In a Harvard study, management consultants who incorporated AI tools completed tasks 25.1 percent more quickly and accomplished 12.2 percent more tasks in total, with over 40 percent higher quality. Another company automated sales call auditing, customer retention analysis, and field services processes, which were projected to save 35,000 work hours and boost productivity by at least 25 percent.
In the realm of customer experience, Pentagon Federal Credit Union used an AI-powered chat interface to increase completed loan applications by 20 percent and improve customer satisfaction by 30 percent. The results were immediate and measurable.
For operational efficiency, a company used a platform to securely tap into internal data. Within two months of its rollout, 8 percent of staff were actively using the platform, media inquiries were processed 50 percent faster, and more than 40 use cases were documented.
These examples demonstrate that when AI is implemented with a clear strategy and a focus on measurable outcomes, the returns are not just theoretical; they are transformational. These examples provide proof that a principled approach yields success, while a rushed approach leads to failure.
Now it’s Time to Build
The challenge of measuring the value of AI in digital transformation is clear. It is not a technology problem; it’s an approach. We must move beyond a narrow view of return on investment and adopt a multi-dimensional framework that captures the full spectrum of value. We must choose the metrics that truly matter and align every initiative with a clear business objective.

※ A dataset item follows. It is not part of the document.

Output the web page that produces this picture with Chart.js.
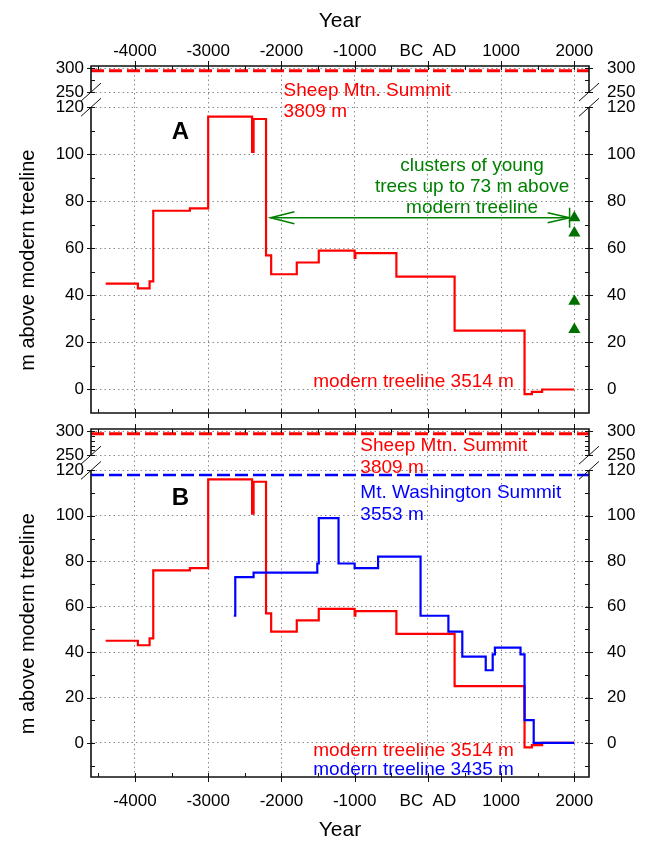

The journey of digital transformation is never truly finished. It is about building an evolvable architecture that can adapt and grow as your business changes. There are very few one-way doors in software. You can and should reevaluate your systems regularly, because they will run much longer than the time it took to design them.
The time to start is now. Bring your key stakeholders together. Document your current state, define your AI vision, and outline your initial roadmap. Every day you wait, another competitor might be gaining ground.